* [GOAL]
Only the lines from the one containing "Output the LaTeX" through the one containing "(\x,-14) -- (\x,14);" belong in the answer; copy them exactly and leave out pictures.

* [EXERCISE INPUT]

┏━━

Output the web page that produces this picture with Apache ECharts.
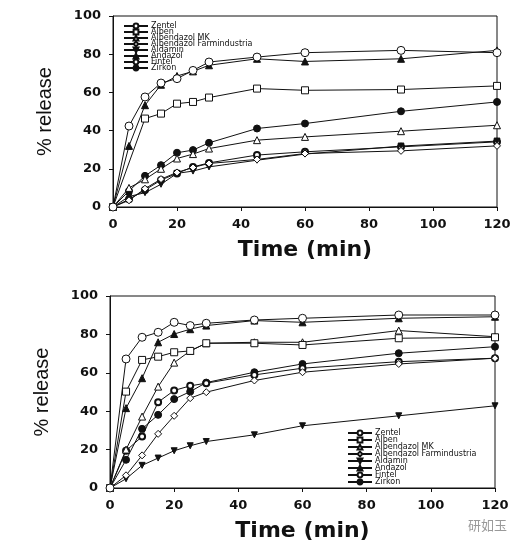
<!DOCTYPE html>
<html><head><meta charset="utf-8">
<script src="https://cdn.jsdelivr.net/npm/echarts@6/dist/echarts.min.js"></script>
<style>html,body{margin:0;padding:0;background:#fff}#c{width:524px;height:553px}</style>
</head><body><div id="c"></div>
<script>
const times = [0, 5, 10, 15, 20, 25, 30, 45, 60, 90, 120];
const names = ['Zentel','Alben','Albendazol MK','Albendazol Farmindustria','Aldamin','Andazol','Fintel','Zirkon'];
const xTicks = [0, 20, 40, 60, 80, 100, 120];
const yTicks = [0, 20, 40, 60, 80, 100];

// Top panel
const topZentel   = [0, 42.4, 57.6, 64.9, 67.2, 71.5, 75.9, 78.5, 80.8, 82.0, 80.8];
const topAlben    = [0, null, 46.3, 48.9, 54.1, 55.0, 57.3, 62.0, 61.1, 61.5, 63.4];
const topMK       = [0, 10.0, 14.5, 20.0, 25.4, 27.7, 30.6, 35.0, 36.7, 39.7, 42.8];
const topFarm     = [0, 3.5, 9.6, 14.6, 18.1, 20.7, 22.8, 24.9, 28.0, 29.4, 32.0];
const topAldamin  = [0, 5.5, 7.5, 11.9, 17.6, 18.8, 21.0, 24.5, 27.7, 31.9, 34.5];
const topAndazol  = [0, 32.0, 53.3, 64.0, 68.6, 71.0, 74.2, 77.6, 76.2, 77.6, 82.0];
const topFintel   = [0, 4.0, 8.9, 14.1, 17.6, 21.0, 23.1, 27.2, 28.9, 31.5, 34.1];
const topZirkon   = [0, 8.4, 16.3, 21.9, 28.4, 29.8, 33.6, 41.1, 43.7, 50.1, 55.0];

// Bottom panel
const botZentel   = [0, 67.2, 78.5, 81.1, 86.3, 84.6, 85.8, 87.5, 88.4, 90.1, 90.1];
const botAlben    = [0, 50.2, 66.7, 68.4, 70.7, 71.4, 75.4, 75.4, 74.5, 78.0, 78.5];
const botMK       = [0, 20.0, 37.2, 52.8, 65.3, 71.4, 75.4, 75.9, 75.9, 82.0, 78.8];
const botFarm     = [0, 6.6, 17.0, 28.2, 37.6, 46.8, 49.9, 56.0, 60.3, 64.6, 67.6];
const botAldamin  = [0, 4.8, 11.8, 15.6, 19.4, 22.0, 24.2, 27.7, 32.4, 37.6, 42.8];
const botAndazol  = [0, 41.6, 57.2, 75.9, 80.2, 82.7, 84.6, 87.2, 86.3, 88.4, 89.2];
const botFintel   = [0, 19.4, 26.8, 44.7, 50.8, 53.2, 54.6, 58.9, 62.4, 65.8, 67.6];
const botZirkon   = [0, 14.7, 30.8, 38.1, 46.3, 50.2, 54.9, 60.3, 64.6, 70.2, 73.6];

const topData = [topZentel, topAlben, topMK, topFarm, topAldamin, topAndazol, topFintel, topZirkon];
const botData = [botZentel, botAlben, botMK, botFarm, botAldamin, botAndazol, botFintel, botZirkon];

const styles = [
  {symbol:'circle', size:8, fill:'#fff', bw:1},
  {symbol:'rect', size:7, fill:'#fff', bw:1},
  {symbol:'triangle', size:7, fill:'#fff', bw:1},
  {symbol:'diamond', size:7, fill:'#fff', bw:1},
  {symbol:'triangle', size:6, fill:'#111', bw:1, rotate:180},
  {symbol:'triangle', size:7, fill:'#111', bw:1},
  {symbol:'circle', size:6, fill:'#fff', bw:2},
  {symbol:'circle', size:7, fill:'#111', bw:1}
];

const F = 'DejaVu Sans';
function mkSeries(data, idx) {
  return names.map((n, i) => ({
    name: n, type: 'line', xAxisIndex: idx, yAxisIndex: idx,
    data: times.map((t, k) => [t, data[i][k]]).filter(p => p[1] !== null),
    symbol: styles[i].symbol, symbolSize: styles[i].size,
    symbolRotate: styles[i].rotate || 0, showAllSymbol: true,
    lineStyle: {color: '#111', width: 1},
    itemStyle: {color: styles[i].fill, borderColor: '#111', borderWidth: styles[i].bw},
    z: 10 - i, animation: false
  }));
}
function xAx(idx) {
  return {type:'value', gridIndex: idx, min:0, max:120, interval:20,
    name:'Time (min)', nameLocation:'middle', nameGap: 32,
    nameTextStyle:{fontFamily:F, fontWeight:'bold', fontSize:22, color:'#111'},
    axisLine:{lineStyle:{color:'#111', width:1}}, axisTick:{length:4, lineStyle:{color:'#111'}},
    axisLabel:{fontFamily:F, fontWeight:'bold', fontSize:13, color:'#111', margin:11,
      formatter: v => xTicks.includes(v) ? String(v) : ''},
    splitLine:{show:false}};
}
function yAx(idx) {
  return {type:'value', gridIndex: idx, min:0, max:100, interval:20,
    name:'% release', nameLocation:'middle', nameGap: 58,
    nameTextStyle:{fontFamily:'Liberation Sans', fontSize:20, color:'#111'},
    axisLine:{show:true, lineStyle:{color:'#111', width:1}}, axisTick:{show:true, length:4, lineStyle:{color:'#111'}},
    axisLabel:{fontFamily:F, fontWeight:'bold', fontSize:13, color:'#111', margin:12,
      formatter: v => yTicks.includes(v) ? String(v) : ''},
    splitLine:{show:false}};
}
const chart = echarts.init(document.getElementById('c'), null, {renderer:'canvas'});
chart.setOption({
  backgroundColor:'#fff',
  animation:false,
  grid:[
    {left:113, right:27, top:16, bottom:346, show:true, borderColor:'#111', borderWidth:1},
    {left:110, right:29, top:296, bottom:65, show:true, borderColor:'#111', borderWidth:1}
  ],
  xAxis:[xAx(0), xAx(1)],
  yAxis:[yAx(0), yAx(1)],
  legend:[
    {orient:'vertical', left:118, top:17, itemWidth:24, itemHeight:6, itemGap:-2, data:names,
      selectedMode:false, textStyle:{fontFamily:F, fontSize:8, lineHeight:6, color:'#111', padding:[0,0,0,-2]}},
    {orient:'vertical', left:342, top:424, itemWidth:24, itemHeight:6, itemGap:-1, data:names,
      selectedMode:false, textStyle:{fontFamily:F, fontSize:8, lineHeight:6, color:'#111', padding:[0,0,0,-2]}}
  ],
  graphic:[
    {type:'text', left:468, top:519, style:{text:'研如玉', fontFamily:'Noto Sans CJK SC', fontSize:13, fill:'#999'}}
  ],
  series: mkSeries(topData, 0).concat(mkSeries(botData, 1))
});
</script></body></html>
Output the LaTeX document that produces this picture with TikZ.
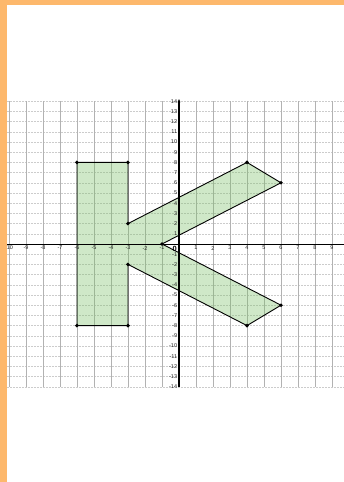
\documentclass[tikz,border=0pt]{standalone}
\usepackage{fontspec}
\setsansfont{Liberation Sans}
\usetikzlibrary{arrows.meta}
\definecolor{bandorange}{RGB}{253,184,108}
\definecolor{kgreen}{RGB}{120,190,100}

\begin{document}
\begin{tikzpicture}[
    x=17pt, y=10.2pt,
    gridv/.style={gray!60, line width=0.6pt},
    gridh/.style={gray!40, line width=0.5pt, dash pattern=on 2pt off 1pt},
    axis/.style={black, line width=0.8pt},
    ticklabel/.style={font=\fontsize{5.5}{5.5}\sffamily, text=black!85, inner sep=0pt},
    letter/.style={draw=black, line width=0.9pt, fill=kgreen, fill opacity=0.35},
    vertex/.style={circle, fill=black, inner sep=0pt, minimum size=3.8pt},
]
\useasboundingbox (-179pt,-238pt) rectangle (165pt,244pt);
\fill[white] (-179pt,-238pt) rectangle (165pt,244pt);

% grid
\foreach \y in {-14,...,14}
  \draw[gridh] (-172pt,\y) -- (165pt,\y);
\foreach \x in {-10,...,9}
  \draw[gridv] (\x,-14) -- (\x,14);

% the letter K
\coordinate (k1) at (-6,8);
\coordinate (k2) at (-3,8);
\coordinate (k3) at (-3,2);
\coordinate (k4) at (4,8);
\coordinate (k5) at (6,6);
\coordinate (k6) at (-1,0);
\coordinate (k7) at (6,-6);
\coordinate (k8) at (4,-8);
\coordinate (k9) at (-3,-2);
\coordinate (k10) at (-3,-8);
\coordinate (k11) at (-6,-8);
\draw[letter] (k1) -- (k2) -- (k3) -- (k4) -- (k5) -- (k6) -- (k7)
  -- (k8) -- (k9) -- (k10) -- (k11) -- cycle;

% axes
\draw[axis] (-172pt,0) -- (165pt,0);
\draw[axis, line width=1.1pt, -{Stealth[length=3.2pt,width=2.8pt]}] (0,-14) -- (0,14.2);

\foreach \p in {1,...,11}
  \node[vertex] (dot\p) at (k\p) {};

% tick labels
\foreach \x in {-10,...,9}{
  \ifnum\x=0\relax\else
    \node[ticklabel] (xl\x) at (\x,-0.4) {\x};
  \fi
}
\foreach \y in {-14,...,14}{
  \ifnum\y=0\relax\else
    \node[ticklabel, anchor=east] (yl\y) at (-0.1,\y) {\y};
  \fi
}
\node[font=\fontsize{7.5}{7.5}\sffamily\bfseries, inner sep=0pt] (origin) at (-0.25,-0.45) {0};

% page bands
\fill[bandorange] (-179pt,-238pt) rectangle (-172pt,244pt);
\fill[bandorange] (-179pt,239pt) rectangle (165pt,244pt);
\end{tikzpicture}
\end{document}
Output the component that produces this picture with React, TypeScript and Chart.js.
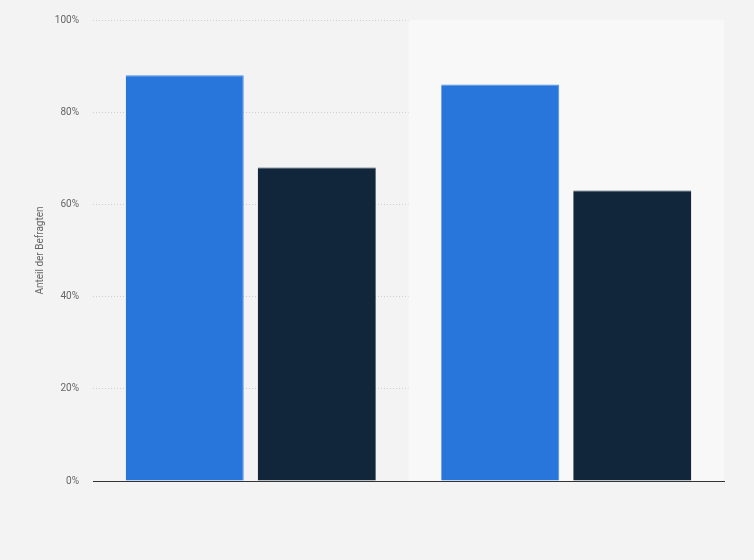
import { useEffect, useRef } from 'react';
import Chart from 'chart.js/auto';

const categories = ['', ''];
const seriesA = [88, 86];
const seriesB = [68, 63];
const yTicks = [0, 20, 40, 60, 80, 100];

const bandPlugin = {
  id: 'bands',
  beforeDatasetsDraw(chart: any) {
    const { ctx, chartArea, scales } = chart;
    const x = scales.x;
    const left = (x.getPixelForValue(0) + x.getPixelForValue(1)) / 2;
    ctx.save();
    ctx.fillStyle = '#f8f8f8';
    ctx.fillRect(left, chartArea.top, chartArea.right - left, chartArea.bottom - chartArea.top);
    ctx.restore();
  },
};

export default function App() {
  const chartRef = useRef<HTMLCanvasElement>(null);
  const chartInstance = useRef<Chart | null>(null);

  useEffect(() => {
    document.body.style.margin = '0';
    if (!chartRef.current) return;
    if (chartInstance.current) chartInstance.current.destroy();
    const ctx = chartRef.current.getContext('2d');
    if (!ctx) return;

    chartInstance.current = new Chart(ctx, {
      type: 'bar',
      data: {
        labels: categories,
        datasets: [
          {
            data: seriesA,
            backgroundColor: '#2876dc',
            borderColor: '#4a8fe8',
            borderWidth: { top: 1, right: 1, left: 0, bottom: 0 },
            categoryPercentage: 0.837,
            barPercentage: 0.894,
          },
          {
            data: seriesB,
            backgroundColor: '#12263b',
            borderColor: '#2a3d50',
            borderWidth: { top: 1, right: 0, left: 0, bottom: 0 },
            categoryPercentage: 0.837,
            barPercentage: 0.894,
          },
        ],
      },
      options: {
        responsive: false,
        animation: false,
        layout: { padding: { top: 20, right: 30, left: 0, bottom: 0 } },
        plugins: {
          legend: { display: false },
          tooltip: { enabled: false },
        },
        scales: {
          x: {
            grid: { display: false },
            border: { display: true, color: '#333333', width: 1 },
            ticks: { display: false },
            afterFit: (scale: any) => {
              scale.height = 79;
            },
          },
          y: {
            min: 0,
            max: 100,
            afterBuildTicks: (scale: any) => {
              scale.ticks = yTicks.map((v) => ({ value: v }));
            },
            afterFit: (scale: any) => {
              scale.width = 93;
            },
            grid: { color: '#cfcfcf', lineWidth: 1, drawTicks: false },
            border: { display: false, dash: [1, 2] },
            ticks: {
              padding: 14,
              color: '#666666',
              font: { family: 'Roboto', size: 10 },
              callback: (v: any) => v + '%',
            },
            title: {
              display: true,
              text: 'Anteil der Befragten',
              color: '#666666',
              font: { family: 'Roboto', size: 10 },
              padding: { top: 34, bottom: 0 },
            },
          },
        },
      },
      plugins: [bandPlugin],
    });

    return () => {
      if (chartInstance.current) chartInstance.current.destroy();
    };
  }, []);

  return (
    <div style={{ width: 754, height: 560, background: '#f3f3f3' }}>
      <canvas ref={chartRef} width={754} height={560}></canvas>
    </div>
  );
}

┗━━

* [ANSWER FOR THE TASK]
Output the LaTeX document that produces this picture with TikZ.
\documentclass[tikz,border=0pt]{standalone}
\usepackage{fontspec}
\setsansfont{Liberation Sans}
\usetikzlibrary{arrows.meta}
\definecolor{bandorange}{RGB}{253,184,108}
\definecolor{kgreen}{RGB}{120,190,100}

\begin{document}
\begin{tikzpicture}[
    x=17pt, y=10.2pt,
    gridv/.style={gray!60, line width=0.6pt},
    gridh/.style={gray!40, line width=0.5pt, dash pattern=on 2pt off 1pt},
    axis/.style={black, line width=0.8pt},
    ticklabel/.style={font=\fontsize{5.5}{5.5}\sffamily, text=black!85, inner sep=0pt},
    letter/.style={draw=black, line width=0.9pt, fill=kgreen, fill opacity=0.35},
    vertex/.style={circle, fill=black, inner sep=0pt, minimum size=3.8pt},
]
\useasboundingbox (-179pt,-238pt) rectangle (165pt,244pt);
\fill[white] (-179pt,-238pt) rectangle (165pt,244pt);

% grid
\foreach \y in {-14,...,14}
  \draw[gridh] (-172pt,\y) -- (165pt,\y);
\foreach \x in {-10,...,9}
  \draw[gridv] (\x,-14) -- (\x,14);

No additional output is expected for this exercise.